Copy the listing below in full and skip every picture.

• **Recorded data**:
========================================================================

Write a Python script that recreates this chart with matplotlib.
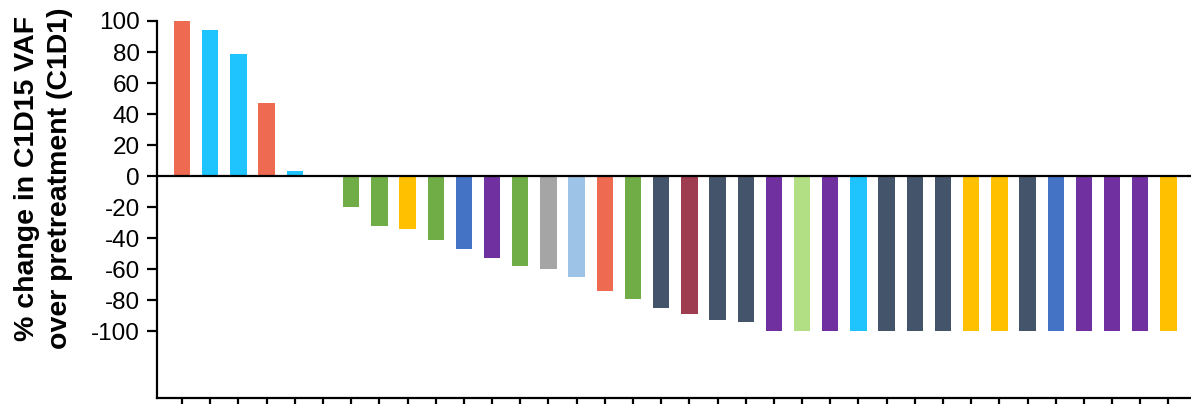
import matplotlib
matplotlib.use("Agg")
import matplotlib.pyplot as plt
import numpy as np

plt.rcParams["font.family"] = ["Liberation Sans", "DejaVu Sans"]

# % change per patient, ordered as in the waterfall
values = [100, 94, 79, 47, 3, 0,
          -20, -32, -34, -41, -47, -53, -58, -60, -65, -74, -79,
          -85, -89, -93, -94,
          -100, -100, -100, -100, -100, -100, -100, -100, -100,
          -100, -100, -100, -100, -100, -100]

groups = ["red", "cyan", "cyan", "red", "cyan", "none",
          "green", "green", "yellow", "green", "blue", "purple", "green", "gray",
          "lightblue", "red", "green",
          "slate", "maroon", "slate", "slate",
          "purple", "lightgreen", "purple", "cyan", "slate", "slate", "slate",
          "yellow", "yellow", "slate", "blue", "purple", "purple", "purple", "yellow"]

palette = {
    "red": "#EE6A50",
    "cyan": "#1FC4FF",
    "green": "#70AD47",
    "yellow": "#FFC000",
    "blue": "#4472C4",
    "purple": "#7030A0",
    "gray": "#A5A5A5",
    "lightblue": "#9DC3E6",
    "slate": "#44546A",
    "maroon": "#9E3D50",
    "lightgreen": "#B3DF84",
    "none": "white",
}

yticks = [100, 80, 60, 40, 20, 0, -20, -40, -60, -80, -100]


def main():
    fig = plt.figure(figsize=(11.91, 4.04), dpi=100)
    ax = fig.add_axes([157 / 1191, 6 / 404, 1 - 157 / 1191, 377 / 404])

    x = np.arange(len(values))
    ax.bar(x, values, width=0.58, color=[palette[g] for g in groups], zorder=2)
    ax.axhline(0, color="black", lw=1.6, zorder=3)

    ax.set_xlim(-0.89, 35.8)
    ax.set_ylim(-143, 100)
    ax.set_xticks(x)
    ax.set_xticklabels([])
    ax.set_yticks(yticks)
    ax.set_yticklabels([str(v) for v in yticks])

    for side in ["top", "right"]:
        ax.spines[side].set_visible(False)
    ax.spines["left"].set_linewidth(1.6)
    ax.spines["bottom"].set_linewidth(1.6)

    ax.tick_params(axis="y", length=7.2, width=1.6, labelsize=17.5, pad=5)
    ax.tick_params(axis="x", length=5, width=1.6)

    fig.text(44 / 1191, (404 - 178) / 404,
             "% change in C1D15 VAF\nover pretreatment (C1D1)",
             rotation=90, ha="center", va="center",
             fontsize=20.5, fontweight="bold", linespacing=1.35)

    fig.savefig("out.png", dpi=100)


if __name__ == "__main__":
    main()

========================================================================

• **Answer to the exercise**:
Write a Python script that recreates this chart with matplotlib.
import matplotlib
matplotlib.use("Agg")
import matplotlib.pyplot as plt
import numpy as np

plt.rcParams["font.family"] = ["Liberation Sans", "DejaVu Sans"]

# % change per patient, ordered as in the waterfall
values = [100, 94, 79, 47, 3, 0,
          -20, -32, -34, -41, -47, -53, -58, -60, -65, -74, -79,
          -85, -89, -93, -94,
          -100, -100, -100, -100, -100, -100, -100, -100, -100,
          -100, -100, -100, -100, -100, -100]

groups = ["red", "cyan", "cyan", "red", "cyan", "none",
          "green", "green", "yellow", "green", "blue", "purple", "green", "gray",
          "lightblue", "red", "green",
          "slate", "maroon", "slate", "slate",
          "purple", "lightgreen", "purple", "cyan", "slate", "slate", "slate",
          "yellow", "yellow", "slate", "blue", "purple", "purple", "purple", "yellow"]

palette = {
    "red": "#EE6A50",
    "cyan": "#1FC4FF",
    "green": "#70AD47",
    "yellow": "#FFC000",
    "blue": "#4472C4",
    "purple": "#7030A0",
    "gray": "#A5A5A5",
    "lightblue": "#9DC3E6",
    "slate": "#44546A",
    "maroon": "#9E3D50",
    "lightgreen": "#B3DF84",
    "none": "white",
}

yticks = [100, 80, 60, 40, 20, 0, -20, -40, -60, -80, -100]


def main():
    fig = plt.figure(figsize=(11.91, 4.04), dpi=100)
    ax = fig.add_axes([157 / 1191, 6 / 404, 1 - 157 / 1191, 377 / 404])

    x = np.arange(len(values))
    ax.bar(x, values, width=0.58, color=[palette[g] for g in groups], zorder=2)
    ax.axhline(0, color="black", lw=1.6, zorder=3)

    ax.set_xlim(-0.89, 35.8)
    ax.set_ylim(-143, 100)
    ax.set_xticks(x)
    ax.set_xticklabels([])
    ax.set_yticks(yticks)
    ax.set_yticklabels([str(v) for v in yticks])

    for side in ["top", "right"]:
        ax.spines[side].set_visible(False)
    ax.spines["left"].set_linewidth(1.6)
    ax.spines["bottom"].set_linewidth(1.6)

    ax.tick_params(axis="y", length=7.2, width=1.6, labelsize=17.5, pad=5)
    ax.tick_params(axis="x", length=5, width=1.6)

    fig.text(44 / 1191, (404 - 178) / 404,
             "% change in C1D15 VAF\nover pretreatment (C1D1)",
             rotation=90, ha="center", va="center",
             fontsize=20.5, fontweight="bold", linespacing=1.35)

    fig.savefig("out.png", dpi=100)


if __name__ == "__main__":
    main()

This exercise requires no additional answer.